## start DATA SECTION
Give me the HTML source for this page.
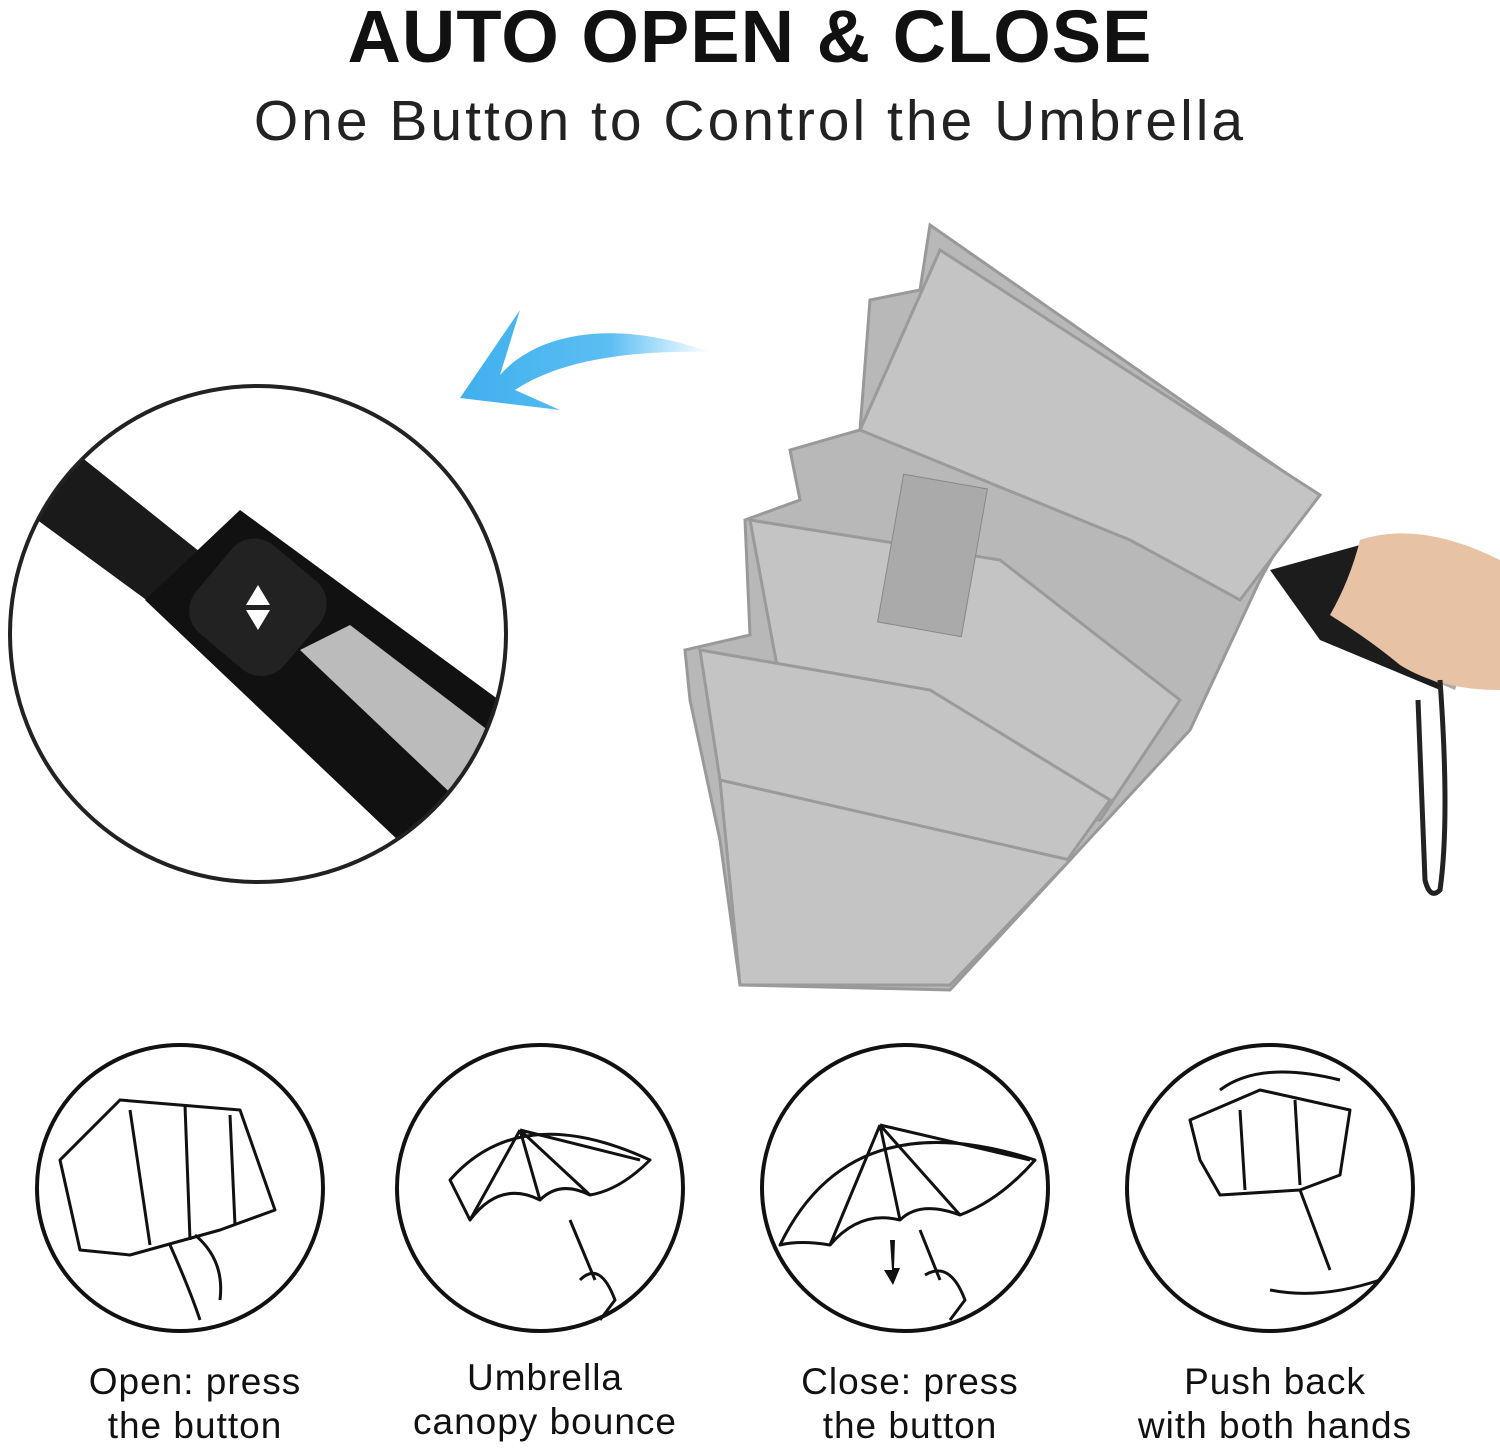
<!DOCTYPE html>
<html><head><meta charset="utf-8"><style>
html,body{margin:0;padding:0;background:#fff;}
body{width:1500px;height:1447px;position:relative;overflow:hidden;font-family:"Liberation Sans",sans-serif;}
.t{position:absolute;left:0;width:1500px;text-align:center;color:#111;}
.lab{position:absolute;text-align:center;font-size:37px;line-height:44px;color:#111;width:340px;letter-spacing:1px}
</style></head><body>
<div class="t" style="top:-6px;font-size:74px;font-weight:bold;letter-spacing:1px;">AUTO OPEN &amp; CLOSE</div>
<div class="t" style="top:88px;font-size:57px;letter-spacing:3px;color:#222">One Button to Control the Umbrella</div>
<svg width="1500" height="1447" style="position:absolute;left:0;top:0" xmlns="http://www.w3.org/2000/svg">
<defs>
<linearGradient id="bl" x1="1" y1="0" x2="0" y2="0"><stop offset="0" stop-color="#5fc4f5" stop-opacity="0"/><stop offset="0.4" stop-color="#5cbef2"/><stop offset="1" stop-color="#3fb0ee"/></linearGradient>
<clipPath id="cc"><circle cx="258" cy="634" r="248"/></clipPath>
</defs>
<path d="M710 352 C620 320 540 330 500 375 L520 310 L460 398 L560 410 L515 390 C560 360 630 350 710 352Z" fill="url(#bl)"/>
<g clip-path="url(#cc)">
<polygon points="10,500 60,440 210,560 160,610" fill="#1a1a1a"/>
<polygon points="145,600 240,510 540,730 440,880" fill="#111"/>
<polygon points="300,650 350,625 540,770 500,840" fill="#bbb"/>
<rect x="200" y="550" width="115" height="115" rx="30" fill="#222" transform="rotate(40 258 608)"/>
<polygon points="258,585 246,605 270,605" fill="#fff"/><polygon points="258,630 246,610 270,610" fill="#fff"/>
</g>
<circle cx="258" cy="634" r="248" fill="none" stroke="#222" stroke-width="4"/>
<g fill="#b8b8b8" stroke="#999" stroke-width="3">
<polygon points="930,225 1310,490 1260,580 1190,730 1070,860 950,990 740,985 720,840 690,700 685,650 750,635 745,520 800,500 790,450 860,430 870,300 920,290"/>
</g>
<g fill="#c4c4c4" stroke="#9a9a9a" stroke-width="3">
<polygon points="940,250 1320,495 1240,600 1130,540 860,430"/>
<polygon points="750,520 1000,560 1180,700 1100,820 800,790"/>
<polygon points="700,650 930,690 1110,800 1060,870 740,910"/>
<polygon points="720,780 1070,860 950,985 740,985"/>
</g>
<rect x="890" y="480" width="85" height="150" fill="#aaa" stroke="#888" transform="rotate(10 930 555)"/>
<polygon points="1270,570 1360,545 1470,615 1440,690 1320,640" fill="#1c1c1c"/>
<polygon points="1430,620 1475,630 1455,690 1420,675" fill="#aaa"/>
<path d="M1360 540 Q1420 520 1500 560 L1500 690 Q1440 690 1400 665 Q1370 640 1330 615 Q1350 580 1360 540Z" fill="#e8c2a4"/>
<path d="M1440 680 Q1450 820 1440 890 Q1430 900 1425 880 L1418 700" fill="none" stroke="#222" stroke-width="5"/>
<g fill="none" stroke="#111" stroke-width="4">
<circle cx="180" cy="1188" r="143"/>
<circle cx="540" cy="1188" r="143"/>
<circle cx="905" cy="1188" r="143"/>
<circle cx="1270" cy="1188" r="143"/>
</g>
<g fill="none" stroke="#111" stroke-width="3" stroke-linejoin="round">
<path d="M60 1160 L120 1100 L240 1110 L275 1210 L220 1230 L130 1255 L80 1250Z"/>
<path d="M130 1110 L150 1245 M185 1105 L190 1240 M230 1115 L235 1225"/>
<path d="M170 1245 Q190 1290 200 1320 M195 1235 Q225 1260 220 1300"/>
<path d="M450 1180 Q520 1100 650 1160 Q620 1190 590 1195 Q560 1180 540 1200 Q500 1180 470 1220 Q460 1200 450 1180Z"/>
<path d="M520 1130 L590 1195 M520 1130 L540 1200 M520 1130 L470 1220 M520 1130 L640 1160 M570 1220 L595 1280"/>
<path d="M580 1280 Q600 1260 615 1300 L600 1320"/>
<path d="M780 1245 Q850 1100 1035 1160 Q1000 1200 960 1215 Q920 1200 900 1220 Q860 1210 830 1245 Q800 1240 780 1245Z"/>
<path d="M880 1125 L960 1215 M880 1125 L900 1220 M880 1125 L830 1245 M880 1125 L1030 1160 M920 1230 L940 1280"/>
<path d="M925 1275 Q950 1260 965 1300 L950 1320"/>
<path d="M1190 1120 L1260 1090 L1350 1110 L1340 1175 L1300 1190 L1220 1195 L1200 1160Z"/>
<path d="M1240 1110 L1245 1190 M1295 1100 L1300 1185 M1300 1190 L1330 1270 M1270 1290 Q1320 1300 1380 1280"/>
<path d="M1220 1090 Q1260 1060 1340 1080"/>
</g>
<path d="M890 1240 L892 1270 L884 1270 L893 1285 L900 1268 L894 1268 L895 1240Z" fill="#111"/>
</svg>
<div class="lab" style="left:25px;top:1360px">Open: press<br>the button</div>
<div class="lab" style="left:375px;top:1356px">Umbrella<br>canopy bounce</div>
<div class="lab" style="left:740px;top:1360px">Close: press<br>the button</div>
<div class="lab" style="left:1105px;top:1360px">Push back<br>with both hands</div>
</body></html>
## end DATA SECTION
## PROBLEM DETAILS
Restate the data above exactly, stripping out each image.

## CORRECT RESPONSE
Give me the HTML source for this page.
<!DOCTYPE html>
<html><head><meta charset="utf-8"><style>
html,body{margin:0;padding:0;background:#fff;}
body{width:1500px;height:1447px;position:relative;overflow:hidden;font-family:"Liberation Sans",sans-serif;}
.t{position:absolute;left:0;width:1500px;text-align:center;color:#111;}
.lab{position:absolute;text-align:center;font-size:37px;line-height:44px;color:#111;width:340px;letter-spacing:1px}
</style></head><body>
<div class="t" style="top:-6px;font-size:74px;font-weight:bold;letter-spacing:1px;">AUTO OPEN &amp; CLOSE</div>
<div class="t" style="top:88px;font-size:57px;letter-spacing:3px;color:#222">One Button to Control the Umbrella</div>
<svg width="1500" height="1447" style="position:absolute;left:0;top:0" xmlns="http://www.w3.org/2000/svg">
<defs>
<linearGradient id="bl" x1="1" y1="0" x2="0" y2="0"><stop offset="0" stop-color="#5fc4f5" stop-opacity="0"/><stop offset="0.4" stop-color="#5cbef2"/><stop offset="1" stop-color="#3fb0ee"/></linearGradient>
<clipPath id="cc"><circle cx="258" cy="634" r="248"/></clipPath>
</defs>
<path d="M710 352 C620 320 540 330 500 375 L520 310 L460 398 L560 410 L515 390 C560 360 630 350 710 352Z" fill="url(#bl)"/>
<g clip-path="url(#cc)">
<polygon points="10,500 60,440 210,560 160,610" fill="#1a1a1a"/>
<polygon points="145,600 240,510 540,730 440,880" fill="#111"/>
<polygon points="300,650 350,625 540,770 500,840" fill="#bbb"/>
<rect x="200" y="550" width="115" height="115" rx="30" fill="#222" transform="rotate(40 258 608)"/>
<polygon points="258,585 246,605 270,605" fill="#fff"/><polygon points="258,630 246,610 270,610" fill="#fff"/>
</g>
<circle cx="258" cy="634" r="248" fill="none" stroke="#222" stroke-width="4"/>
<g fill="#b8b8b8" stroke="#999" stroke-width="3">
<polygon points="930,225 1310,490 1260,580 1190,730 1070,860 950,990 740,985 720,840 690,700 685,650 750,635 745,520 800,500 790,450 860,430 870,300 920,290"/>
</g>
<g fill="#c4c4c4" stroke="#9a9a9a" stroke-width="3">
<polygon points="940,250 1320,495 1240,600 1130,540 860,430"/>
<polygon points="750,520 1000,560 1180,700 1100,820 800,790"/>
<polygon points="700,650 930,690 1110,800 1060,870 740,910"/>
<polygon points="720,780 1070,860 950,985 740,985"/>
</g>
<rect x="890" y="480" width="85" height="150" fill="#aaa" stroke="#888" transform="rotate(10 930 555)"/>
<polygon points="1270,570 1360,545 1470,615 1440,690 1320,640" fill="#1c1c1c"/>
<polygon points="1430,620 1475,630 1455,690 1420,675" fill="#aaa"/>
<path d="M1360 540 Q1420 520 1500 560 L1500 690 Q1440 690 1400 665 Q1370 640 1330 615 Q1350 580 1360 540Z" fill="#e8c2a4"/>
<path d="M1440 680 Q1450 820 1440 890 Q1430 900 1425 880 L1418 700" fill="none" stroke="#222" stroke-width="5"/>
<g fill="none" stroke="#111" stroke-width="4">
<circle cx="180" cy="1188" r="143"/>
<circle cx="540" cy="1188" r="143"/>
<circle cx="905" cy="1188" r="143"/>
<circle cx="1270" cy="1188" r="143"/>
</g>
<g fill="none" stroke="#111" stroke-width="3" stroke-linejoin="round">
<path d="M60 1160 L120 1100 L240 1110 L275 1210 L220 1230 L130 1255 L80 1250Z"/>
<path d="M130 1110 L150 1245 M185 1105 L190 1240 M230 1115 L235 1225"/>
<path d="M170 1245 Q190 1290 200 1320 M195 1235 Q225 1260 220 1300"/>
<path d="M450 1180 Q520 1100 650 1160 Q620 1190 590 1195 Q560 1180 540 1200 Q500 1180 470 1220 Q460 1200 450 1180Z"/>
<path d="M520 1130 L590 1195 M520 1130 L540 1200 M520 1130 L470 1220 M520 1130 L640 1160 M570 1220 L595 1280"/>
<path d="M580 1280 Q600 1260 615 1300 L600 1320"/>
<path d="M780 1245 Q850 1100 1035 1160 Q1000 1200 960 1215 Q920 1200 900 1220 Q860 1210 830 1245 Q800 1240 780 1245Z"/>
<path d="M880 1125 L960 1215 M880 1125 L900 1220 M880 1125 L830 1245 M880 1125 L1030 1160 M920 1230 L940 1280"/>
<path d="M925 1275 Q950 1260 965 1300 L950 1320"/>
<path d="M1190 1120 L1260 1090 L1350 1110 L1340 1175 L1300 1190 L1220 1195 L1200 1160Z"/>
<path d="M1240 1110 L1245 1190 M1295 1100 L1300 1185 M1300 1190 L1330 1270 M1270 1290 Q1320 1300 1380 1280"/>
<path d="M1220 1090 Q1260 1060 1340 1080"/>
</g>
<path d="M890 1240 L892 1270 L884 1270 L893 1285 L900 1268 L894 1268 L895 1240Z" fill="#111"/>
</svg>
<div class="lab" style="left:25px;top:1360px">Open: press<br>the button</div>
<div class="lab" style="left:375px;top:1356px">Umbrella<br>canopy bounce</div>
<div class="lab" style="left:740px;top:1360px">Close: press<br>the button</div>
<div class="lab" style="left:1105px;top:1360px">Push back<br>with both hands</div>
</body></html>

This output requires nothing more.